→ DIRECTIONS
Skip pictures in the listing below; copy exactly the lines from the one with "Emit a web page" through the one with "const yTicks = [-2,-1.5,-1,-0.5,0,0.5,1,1.5,2];", inclusive.

Records from a data collection

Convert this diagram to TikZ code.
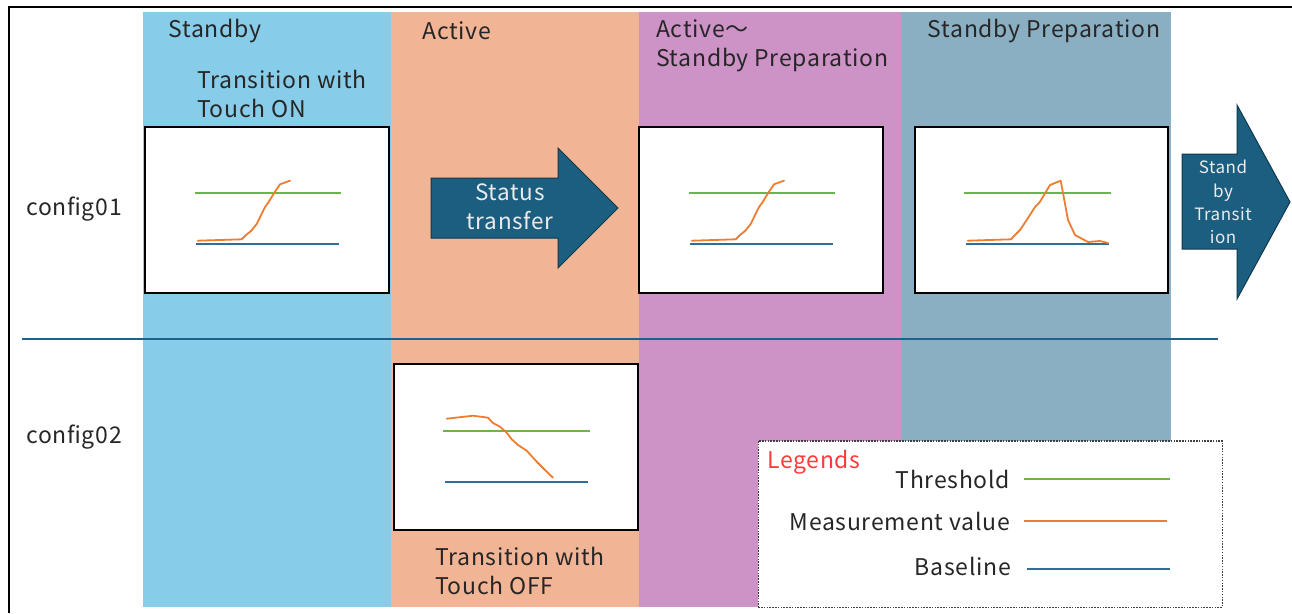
\documentclass[tikz,border=0pt]{standalone}
\usepackage{fontspec}
\setmainfont{Noto Sans CJK JP}[LetterSpace=3]
\definecolor{cStandby}{HTML}{87CCE9}
\definecolor{cActive}{HTML}{F1B595}
\definecolor{cMid}{HTML}{CD92C6}
\definecolor{cPrep}{HTML}{8AAFC2}
\definecolor{cArrow}{HTML}{1B5E80}
\definecolor{cArrowEdge}{HTML}{0E3950}
\definecolor{cGreen}{HTML}{6DB548}
\definecolor{cOrange}{HTML}{ED7D31}
\definecolor{cBlue}{HTML}{2E6E98}
\definecolor{cDiv}{HTML}{1F6289}
\definecolor{cText}{HTML}{262626}
\definecolor{cRed}{HTML}{FF3B3B}
\begin{document}
\begin{tikzpicture}[x=1pt,y=-1pt,
  col/.style={draw=none, inner sep=0, outer sep=0, anchor=north west},
  plotbox/.style={draw=black, fill=white, line width=2, inner sep=0, outer sep=0, anchor=north west, minimum width=244, minimum height=166},
  thr/.style={draw=cGreen, line width=2},
  base/.style={draw=cBlue, line width=2},
  meas/.style={draw=cOrange, line width=1.8, line join=round, line cap=round},
  arrowbody/.style={fill=cArrow, draw=cArrowEdge, line width=1, line join=miter},
  arrowtext/.style={text=white!92!black, align=center, inner sep=0},
  lbl/.style={font=\fontsize{23}{29}\selectfont, text=cText, inner sep=0},
  divider/.style={draw=cDiv, line width=1.6},
  legendbox/.style={draw=black!75, fill=white, line width=1.5, dash pattern=on 1.5pt off 1.3pt, inner sep=0, anchor=north west}
]
\useasboundingbox (0,0) rectangle (1292,613);
% outer frame
\coordinate (fb) at (9,613);
\coordinate (fc) at (9,7);
\coordinate (fr) at (1292,7);
\draw[line width=2] (fb) -- (fc) -- (fr);
% columns
\node[col, fill=cStandby, minimum width=247.5, minimum height=595] (colA) at (143,11.5) {};
\node[col, fill=cActive, minimum width=248, minimum height=595] (colB) at (390.5,11.5) {};
\node[col, fill=cMid, minimum width=262, minimum height=595] (colC) at (638.5,11.5) {};
\node[col, fill=cPrep, minimum width=270, minimum height=595] (colD) at (900.5,11.5) {};
% divider
\coordinate (dl) at (22,339);
\coordinate (dr) at (1218,339);
\draw[divider] (dl) -- (dr);
% plot boxes
\node[plotbox] (p1) at (145,127) {};
\node[plotbox] (p3) at (639,127) {};
\node[plotbox, minimum width=253] (p4) at (915,127) {};
\node[plotbox] (p2) at (394,364) {};
% plot 1 and 3 (rise)
\foreach \dx in {0,494}{
\begin{scope}[xshift=\dx]
\draw[thr] (195,193) -- (341,193);
\draw[base] (196,244) -- (339,244);
\draw[meas] (197.7,240.7) -- (241.7,239.3) -- (246,235) -- (251,231) -- (256.7,224) -- (265,207) -- (268,203) -- (275,191.7) -- (280,184.3) -- (290,180.7);
\end{scope}
}
% plot 4 (peak)
\draw[thr] (964,193) -- (1111,193);
\draw[base] (966,244) -- (1109,244);
\draw[meas] (967.7,240.7) -- (1011,239.3) -- (1015,235) -- (1020,230) -- (1026.7,220) -- (1035,207) -- (1040,201.7) -- (1050,185) -- (1060.7,180.7) -- (1063,193) -- (1068,220) -- (1075,235) -- (1088,242) -- (1100,241) -- (1108,243);
% plot 2 (fall)
\draw[thr] (443,431) -- (590,431);
\draw[base] (445,482) -- (588,482);
\draw[meas] (446.7,418.7) -- (473,415.7) -- (488,417.7) -- (493,423) -- (500,426.7) -- (506.7,432.7) -- (511.7,439.3) -- (518,445) -- (526.7,450.7) -- (536.7,461.7) -- (545,470) -- (553,477.7);
% status transfer arrow
\path[arrowbody] (431,178) -- (558,178) -- (558,148) -- (618,208) -- (558,268) -- (558,238) -- (431,238) -- cycle;
\node[arrowtext, font=\fontsize{22.5}{29}\selectfont] (st) at (510,207) {Status\\transfer};
% standby transition arrow
\path[arrowbody] (1182,154) -- (1237,154) -- (1237,105) -- (1290,202) -- (1237,299) -- (1237,249) -- (1182,249) -- cycle;
\node[arrowtext, font=\fontsize{17}{23.3}\selectfont] (sb) at (1223,202) {Stand\\by\\Transit\\ion};
% legend
\node[legendbox, minimum width=464, minimum height=166.5] (leg) at (757.5,440) {};
\node[lbl, text=cRed, anchor=west] (legT) at (767,462) {Legends};
\node[lbl, anchor=east] (lgThr) at (1010,479) {Threshold};
\node[lbl, anchor=east] (lgMeas) at (1010,521) {Measurement value};
\node[lbl, anchor=east] (lgBase) at (1011,566) {Baseline};
\coordinate (g1) at (1024,479); \coordinate (g2) at (1170,479);
\coordinate (o1) at (1024,521); \coordinate (o2) at (1167,521);
\coordinate (b1) at (1027,569); \coordinate (b2) at (1170,569);
\draw[thr] (g1) -- (g2);
\draw[meas, line cap=butt] (o1) -- (o2);
\draw[base] (b1) -- (b2);
% column titles
\node[lbl] (tA) at (215,31) {Standby};
\node[lbl] (tB) at (457,31) {Active};
\node[lbl, anchor=west, align=left] (tC) at (656,46) {Active～\\Standby Preparation};
\node[lbl] (tD) at (1044,31) {Standby Preparation};
\node[lbl, anchor=west, align=left] (tOn) at (197,94) {Transition with\\Touch ON};
\node[lbl, anchor=west, align=left] (tOff) at (435,571) {Transition with\\Touch OFF};
% row labels
\node[lbl] (r1) at (74,209) {config01};
\node[lbl] (r2) at (74,437) {config02};
\end{tikzpicture}
\end{document}
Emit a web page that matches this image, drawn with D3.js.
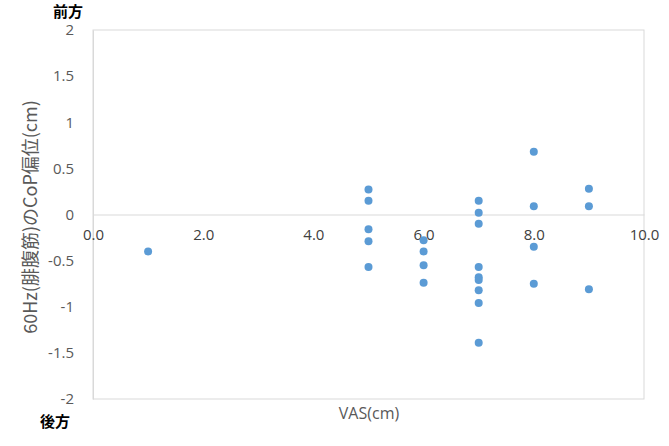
<!DOCTYPE html>
<html><head><meta charset="utf-8">
<script src="https://cdn.jsdelivr.net/npm/d3@7"></script>
<style>body{margin:0;background:#fff}svg{display:block}</style>
</head><body>
<script>
const vas = [1, 5,5,5,5,5, 6,6,6,6, 7,7,7,7,7,7,7,7,7, 8,8,8,8, 9,9,9];
const cop = [-0.40, 0.27,0.15,-0.16,-0.29,-0.57, -0.28,-0.40,-0.55,-0.74,
  0.15,0.02,-0.10,-0.57,-0.68,-0.71,-0.82,-0.96,-1.39, 0.68,0.09,-0.35,-0.75, 0.28,0.09,-0.81];
const xTicks = [0,2,4,6,8,10];
const yTicks = [-2,-1.5,-1,-0.5,0,0.5,1,1.5,2];

const W=669,H=446;
const svg=d3.select("body").append("svg").attr("width",W).attr("height",H);
const x=d3.scaleLinear().domain([0,10]).range([93,644]);
const y=d3.scaleLinear().domain([-2,2]).range([399,30]);
const font="'Open Sans', 'Liberation Sans', sans-serif";

svg.append("rect").attr("x",93).attr("y",30).attr("width",551).attr("height",369)
  .attr("fill","none").attr("stroke","#d9d9d9").attr("stroke-width",1);

// y axis
const ya=svg.append("g").attr("transform","translate(93,0)")
  .call(d3.axisLeft(y).tickValues(yTicks).tickSize(0).tickPadding(19).tickFormat(d=>d));
ya.select(".domain").attr("stroke","#d9d9d9");
ya.selectAll("text").attr("fill","#595959").style("font-family",font).style("font-size","15px");

// x axis at y=0
const xa=svg.append("g").attr("transform",`translate(0,${y(0)})`)
  .call(d3.axisBottom(x).tickValues(xTicks).tickSize(0).tickPadding(15).tickFormat(d3.format(".1f")));
xa.select(".domain").attr("stroke","#d9d9d9");
xa.selectAll("text").attr("fill","#404040").style("font-family",font).style("font-size","15px");

svg.append("g").selectAll("circle").data(vas.map((v,i)=>[v,cop[i]])).join("circle")
  .attr("cx",d=>x(d[0])).attr("cy",d=>y(d[1])).attr("r",4).attr("fill","#5b9bd5");

svg.append("text").attr("x",369).attr("y",419).attr("text-anchor","middle")
  .attr("fill","#595959").style("font-family",font).style("font-size","16px").text("VAS(cm)");
svg.append("text").attr("transform","translate(37,217) rotate(-90)").attr("text-anchor","middle")
  .attr("fill","#595959").style("font-family","'Noto Sans CJK JP', sans-serif").style("font-size","18px")
  .text("60Hz(腓腹筋)のCoP偏位(cm)");
svg.append("text").attr("x",53).attr("y",17).attr("fill","#000").attr("font-weight","bold")
  .style("font-family","'Noto Sans CJK JP', sans-serif").style("font-size","15px").text("前方");
svg.append("text").attr("x",40).attr("y",427).attr("fill","#000").attr("font-weight","bold")
  .style("font-family","'Noto Sans CJK JP', sans-serif").style("font-size","15px").text("後方");
</script>
</body></html>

→ FULL ANSWER
Emit a web page that matches this image, drawn with D3.js.
<!DOCTYPE html>
<html><head><meta charset="utf-8">
<script src="https://cdn.jsdelivr.net/npm/d3@7"></script>
<style>body{margin:0;background:#fff}svg{display:block}</style>
</head><body>
<script>
const vas = [1, 5,5,5,5,5, 6,6,6,6, 7,7,7,7,7,7,7,7,7, 8,8,8,8, 9,9,9];
const cop = [-0.40, 0.27,0.15,-0.16,-0.29,-0.57, -0.28,-0.40,-0.55,-0.74,
  0.15,0.02,-0.10,-0.57,-0.68,-0.71,-0.82,-0.96,-1.39, 0.68,0.09,-0.35,-0.75, 0.28,0.09,-0.81];
const xTicks = [0,2,4,6,8,10];
const yTicks = [-2,-1.5,-1,-0.5,0,0.5,1,1.5,2];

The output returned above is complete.